Johnson & Johnson one-shot vaccines will no longer be available at Florida’s mass vaccination sites, at least not anytime soon. That’s because the federal government has stopped shipping that vaccine to Florida, Gov. Ron DeSantis said Monday.
“No sites are getting them now because we haven’t gotten a shipment from the federal government since May 2. That was the last time the state got J&J,” DeSantis said Monday in Orlando. “So they’ve been farmed out as needed. But we’re now at the point where the stockpile is depleted.”
DeSantis offered the explanation after Orange County officials announced that, effective Monday, they could no longer offer the Johnson & Johnson vaccine at Camping World Stadium, the mass-vaccination site that DeSantis was visiting in Orlando.
DeSantis said if the state gets more, it will go out. But in the meantime, mass vaccination sites like Camping World Stadium will be offered the Pfizer and the Moderna vaccines, which require people to get two shots at least three weeks apart. At Camping World Stadium, officials provide the Pfizer vaccine.

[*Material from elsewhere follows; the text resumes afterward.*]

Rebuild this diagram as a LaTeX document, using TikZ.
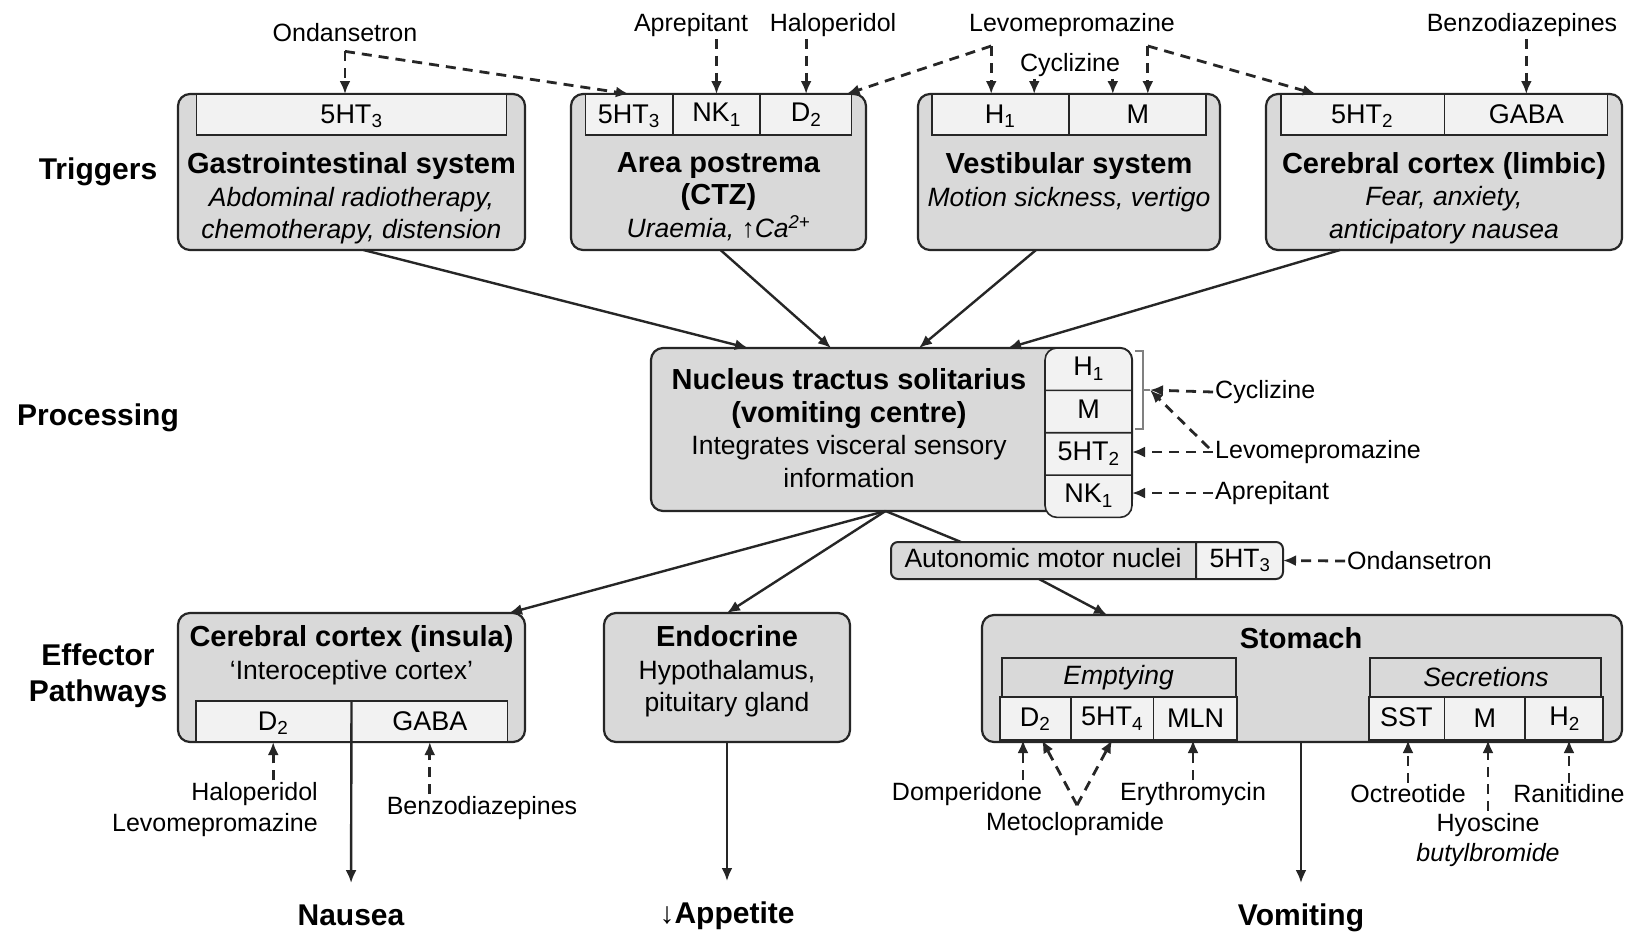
\documentclass[tikz,border=0pt]{standalone}
\usepackage{fontspec}
\setmainfont{Liberation Sans}
\usetikzlibrary{shapes,positioning,calc,arrows.meta}
\colorlet{boxgray}{gray!30}
\colorlet{cellgray}{gray!10}
\newcommand{\ttlfont}{\fontsize{29}{32.5}\selectfont\bfseries}
\newcommand{\txtfont}{\fontsize{26.5}{32.5}\selectfont}
\newcommand{\recfont}{\fontsize{27}{32}\selectfont}
\newcommand{\drgfont}{\fontsize{25}{30.5}\selectfont}
\newcommand{\catfont}{\fontsize{30}{36}\selectfont\bfseries}
\newcommand{\cellbox}[2]{\makebox[#1pt]{#2}}
\newcommand{\rowstrut}{\rule[-13.75pt]{0pt}{40.75pt}}

\begin{document}
\begin{tikzpicture}
  [x=1pt, y=-1pt,
   >={Latex[length=13pt,width=11pt]},
   box/.style={
     draw=black!85,
     line width=2.2pt,
     fill=boxgray,
     rounded corners=12pt,
     inner sep=0pt,
     outer sep=0pt
     },
   relation/.style={
     rectangle split,
     rectangle split parts=#1,
     rectangle split horizontal,
     draw=black!85,
     line width=1.6pt,
     fill=cellgray,
     inner xsep=0pt,
     inner ysep=0pt,
     outer sep=0pt,
     text height=29pt,
     text depth=12pt,
     font=\recfont
     },
   header/.style={
     draw=black!85,
     line width=2pt,
     fill=boxgray,
     inner sep=0pt,
     outer sep=0pt,
     minimum height=39pt,
     font=\txtfont\itshape
     },
   flow/.style={->, line width=2.4pt, black!85},
   drug/.style={->, line width=2.8pt, black!85, dash pattern=on 10pt off 7pt},
   drugname/.style={font=\drgfont, inner sep=2pt},
   stage/.style={font=\catfont, align=center},
   outcome/.style={font=\catfont, text height=22pt, text depth=6pt, inner ysep=0pt, anchor=north}
  ]
  \fill[white] (0,0) rectangle (1629,932);
  \useasboundingbox (0,0) rectangle (1629,932);

  \node[stage] (triggers)   at (98,172) {Triggers};
  \node[stage] (processing) at (98,418) {Processing};
  \node[stage] (effector)   at (98,676) {Effector\\Pathways};

  % triggers
  \node[box, minimum width=347pt, minimum height=156pt, anchor=north] (gibox)     at (351.5,94) {};
  \node[box, minimum width=295pt, minimum height=156pt, anchor=north] (apbox)     at (718.5,94) {};
  \node[box, minimum width=302pt, minimum height=156pt, anchor=north] (vestbox)   at (1069,94) {};
  \node[box, minimum width=356pt, minimum height=156pt, anchor=north] (limbicbox) at (1444,94) {};

  \node[relation=1, anchor=north] (gibar) at (gibox.north)
    {\cellbox{310}{5HT\textsubscript{3}}};
  \node[relation=3, anchor=north] (apbar) at (apbox.north)
    {\nodepart{one}\cellbox{87}{5HT\textsubscript{3}}%
     \nodepart{two}\cellbox{85}{NK\textsubscript{1}}%
     \nodepart{three}\cellbox{91}{D\textsubscript{2}}};
  \node[relation=2, anchor=north] (vestbar) at (vestbox.north)
    {\nodepart{one}\cellbox{136}{H\textsubscript{1}}%
     \nodepart{two}\cellbox{136}{M}};
  \node[relation=2, anchor=north] (limbicbar) at (limbicbox.north)
    {\nodepart{one}\cellbox{163}{5HT\textsubscript{2}}%
     \nodepart{two}\cellbox{162}{GABA}};

  \node[align=center, font=\txtfont] (gitext) at (351.5,198.5)
    {{\ttlfont Gastrointestinal system}\\\textit{Abdominal radiotherapy,}\\\textit{chemotherapy, distension}};
  \node[align=center, font=\txtfont] (aptext) at (718.5,196.5)
    {{\ttlfont Area postrema}\\{\ttlfont (CTZ)}\\\textit{Uraemia, }↑\textit{Ca}\textsuperscript{\itshape 2+}};
  \node[align=center, font=\txtfont] (vesttext) at (1069,182)
    {{\ttlfont Vestibular system}\\\textit{Motion sickness, vertigo}};
  \node[align=center, font=\txtfont] (limbictext) at (1444,198)
    {{\ttlfont Cerebral cortex (limbic)}\\\textit{Fear, anxiety,}\\\textit{anticipatory nausea}};

  \node[drugname] (ondT)    at (345,33)   {Ondansetron};
  \node[drugname] (aprT)    at (691,25)   {Aprepitant};
  \node[drugname] (haloT)   at (833,25)   {Haloperidol};
  \node[drugname] (levoT)   at (1072,25)  {Levomepromazine};
  \node[drugname] (cycT)    at (1070,65)  {Cyclizine};
  \node[drugname] (benzoT)  at (1522,25)  {Benzodiazepines};

  \coordinate (ondc) at ($(ondT.south)+(0,7)$);
  \coordinate (levL) at ($(vestbar.one north)+(-9,-48)$);
  \coordinate (levR) at ($(vestbar.two north)+(10,-48)$);

  \draw[drug] (ondc) -- (ondc |- gibar.north);
  \draw[drug] (ondc) -- (apbar.one north);
  \draw[drug] (apbar.two north |- aprT.south) -- (apbar.two north);
  \draw[drug] (apbar.three north |- haloT.south) -- (apbar.three north);
  \draw[drug] (levL) -- (levL |- vestbar.north);
  \draw[drug] (levL) -- ([xshift=-5pt]apbar.north east);
  \draw[drug] (levR) -- (levR |- vestbar.north);
  \draw[drug] (levR) -- ([xshift=35pt]limbicbar.north west);
  \draw[drug] ([xshift=34pt]vestbar.one north |- cycT.south) -- ([xshift=34pt]vestbar.one north);
  \draw[drug] ([xshift=-25pt]vestbar.two north |- cycT.south) -- ([xshift=-25pt]vestbar.two north);
  \draw[drug] (limbicbar.two north |- benzoT.south) -- (limbicbar.two north);

  % processing
  \node[box, minimum width=481pt, minimum height=163pt, anchor=north west] (nts) at (651,348) {};
  \node[relation=4, rectangle split horizontal=false, rounded corners=12pt,
        text height=27pt, text depth=13.75pt, anchor=north east] (ntsrec) at (nts.north east)
    {\nodepart{one}\cellbox{87}{\rowstrut H\textsubscript{1}}%
     \nodepart{two}\cellbox{87}{\rowstrut M}%
     \nodepart{three}\cellbox{87}{\rowstrut 5HT\textsubscript{2}}%
     \nodepart{four}\cellbox{87}{\rowstrut NK\textsubscript{1}}};
  \node[align=center, font=\txtfont] (ntstext) at (849,428)
    {{\ttlfont Nucleus tractus solitarius}\\{\ttlfont (vomiting centre)}\\Integrates visceral sensory\\information};

  \draw[gray, line width=1.2pt] ($(ntsrec.north east)+(3,3)$) -- ++(8,0) -- ++(0,78) -- ++(-8,0);
  \draw[gray, line width=1.2pt] ($(ntsrec.north east)+(11,42)$) -- ++(7,0) coordinate (brk);

  \node[drugname, anchor=west] (cycR)  at (1213,392) {Cyclizine};
  \node[drugname, anchor=west] (levoR) at (1213,452) {Levomepromazine};
  \node[drugname, anchor=west] (apreR) at (1213,493) {Aprepitant};

  \draw[drug] (cycR.west) -- (brk);
  \draw[drug] ([xshift=-4pt,yshift=4pt]levoR.west) -- (brk);
  \draw[drug] (levoR.west) -- (levoR.west -| ntsrec.east);
  \draw[drug] (apreR.west) -- (apreR.west -| ntsrec.east);

  \node[relation=2, fill=none, rectangle split part fill={boxgray,cellgray},
        rounded corners=7pt, line width=2pt, text height=25pt, text depth=12pt,
        font=\txtfont, anchor=north west] (amn) at (891,542)
    {\nodepart{one}\cellbox{304}{Autonomic motor nuclei}%
     \nodepart{two}\cellbox{86}{5HT\textsubscript{3}}};
  \node[drugname, anchor=west] (ondR) at (1345,561) {Ondansetron};
  \draw[drug] (ondR.west) -- (amn.east);

  \draw[flow] ([xshift=12pt]gibox.south) -- ($(nts.north west)+(97,0)$);
  \draw[flow] ([xshift=2pt]apbox.south) -- ($(nts.north west)+(180,0)$);
  \draw[flow] ([xshift=-33pt]vestbox.south) -- ($(nts.north west)+(268,0)$);
  \draw[flow] ([xshift=-104pt]limbicbox.south) -- ($(nts.north west)+(357,0)$);

  % effector pathways
  \node[box, minimum width=347pt, minimum height=129pt, anchor=north] (insula) at (351.5,613) {};
  \node[relation=2, anchor=south] (insulabar) at (insula.south)
    {\nodepart{one}\cellbox{155}{D\textsubscript{2}}%
     \nodepart{two}\cellbox{155}{GABA}};
  \node[align=center, font=\txtfont] (insulatext) at (351.5,655)
    {{\ttlfont Cerebral cortex (insula)}\\‘Interoceptive cortex’};

  \node[box, minimum width=246pt, minimum height=129pt, anchor=north] (endo) at (727,613) {};
  \node[align=center, font=\txtfont] (endotext) at (727,671.5)
    {{\ttlfont Endocrine}\\Hypothalamus,\\pituitary gland};

  \node[box, minimum width=640pt, minimum height=127pt, anchor=north west] (stomach) at (982,615) {};
  \node[font=\ttlfont] (stomachtitle) at (1301,638) {Stomach};
  \node[relation=3, anchor=south west, text depth=14pt] (empcells) at ($(stomach.south west)+(18,-2)$)
    {\nodepart{one}\cellbox{70}{D\textsubscript{2}}%
     \nodepart{two}\cellbox{81}{5HT\textsubscript{4}}%
     \nodepart{three}\cellbox{83}{MLN}};
  \node[header, minimum width=234pt, above=0pt of empcells] (emphead) {Emptying};
  \node[relation=3, anchor=south east, text depth=14pt] (seccells) at ($(stomach.south east)+(-19,-2)$)
    {\nodepart{one}\cellbox{75}{SST}%
     \nodepart{two}\cellbox{79}{M}%
     \nodepart{three}\cellbox{77}{H\textsubscript{2}}};
  \node[header, minimum width=231pt, above=0pt of seccells] (sechead) {Secretions};

  \coordinate (ntsout) at ([xshift=-6pt]nts.south);
  \draw[flow] (ntsout) -- ([xshift=-16pt]insula.north east);
  \draw[flow] (ntsout) -- (endo.north);
  \draw[flow, -] (ntsout) -- ($(amn.north west)+(70,0)$);
  \draw[flow] ($(amn.south west)+(148,0)$) -- ($(stomach.north west)+(125,0)$);

  \node[drugname, align=right, anchor=east] (haloins) at (320,809.5) {Haloperidol\\Levomepromazine};
  \node[drugname] (benzoins) at (482,808) {Benzodiazepines};
  \draw[drug] (insulabar.one south |- haloins.north) -- (insulabar.one south);
  \draw[drug] (insulabar.two south |- benzoins.north) -- (insulabar.two south);

  \node[drugname] (domp)    at (967,794)  {Domperidone};
  \node[drugname] (meto)    at (1075,824) {Metoclopramide};
  \node[drugname] (erythro) at (1193,794) {Erythromycin};
  \node[drugname] (octreo)  at (1408,794) {Octreotide};
  \node[drugname, align=center] (hyos) at (1488,840) {Hyoscine\\\textit{butylbromide}};
  \node[drugname] (ranit)   at (1569,794) {Ranitidine};
  \coordinate (metov) at ($(meto.north)+(2,-5)$);

  \draw[drug] ([xshift=-12pt]empcells.one south |- domp.north) -- ([xshift=-12pt]empcells.one south);
  \draw[drug] (metov) -- ([xshift=7pt]empcells.one south);
  \draw[drug] (metov) -- (empcells.two south);
  \draw[drug] (erythro.north) -- (erythro.north |- empcells.south);
  \draw[drug] (octreo.north) -- (octreo.north |- seccells.south);
  \draw[drug] (hyos.north) -- (hyos.north |- seccells.south);
  \draw[drug] (ranit.north) -- (ranit.north |- seccells.south);

  \node[outcome] (nausea)   at (351,903) {Nausea};
  \node[outcome] (appetite) at (727,901) {↓Appetite};
  \node[outcome] (vomiting) at (1301,903) {Vomiting};
  \draw[flow, shorten >=20pt] (insulabar.north) -- (nausea.north);
  \draw[flow, shorten >=20pt] (endo.south) -- (appetite.north);
  \draw[flow, shorten >=20pt] (stomach.south -| vomiting.north) -- (vomiting.north);
\end{tikzpicture}
\end{document}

“I personally, for these types of sites, I like J&J because you just go through once. That’s what I got, many months ago. And I think that’s a good option,” DeSantis said.
“So if we can get more, we obviously want to provide it, particularly when you’re talking about people that are getting it in a non-clinical setting,” he added. “If it’s a drive-through or something, it really does help to be able to go one time. And then logistically, we know if there are 200 people that come through for Johnson & Johnson, those are 200 people we don’t have to worry about coming in 30 days later, or 28 days later, or 21 days later.”
DeSantis confirmed the loss of the Johnson & Johnson vaccine option as he continued his promotional tour for Floridians who catch COVID-19 to seek treatment with monoclonal antibody therapy. He touted the therapy as having a 90% efficacy in keeping people out of hospitals — almost as effective as vaccines.
Nonetheless, DeSantis continued his mixed messaging on vaccines, cautioning that vaccinated people still catch COVID-19. He expressed annoyance when a reporter asked him why he does not push vaccines as hard as he does monoclonal therapy. He challenged journalists to look at his statements from several months ago, when he pushed them hard, particularly for seniors and other vulnerable people.
He suggested vaccinations and monoclonal antibody therapy are not mutually exclusive. He said people who get vaccinated also should consider getting the monoclonal therapy if they catch COVID-19.
“So do both,” he said. “But just understand, people who are vaccinated are still testing positive. People who are very high risk, that vaccine is reducing their exposure to serious illness. But it’s still something that we want them to know.”
His press secretary, Christina Pushaw, followed up with a statement noting that even one dose of Pfizer or Moderna offers some protection.
“But people should get vaccinated with the vaccines available,” she wrote.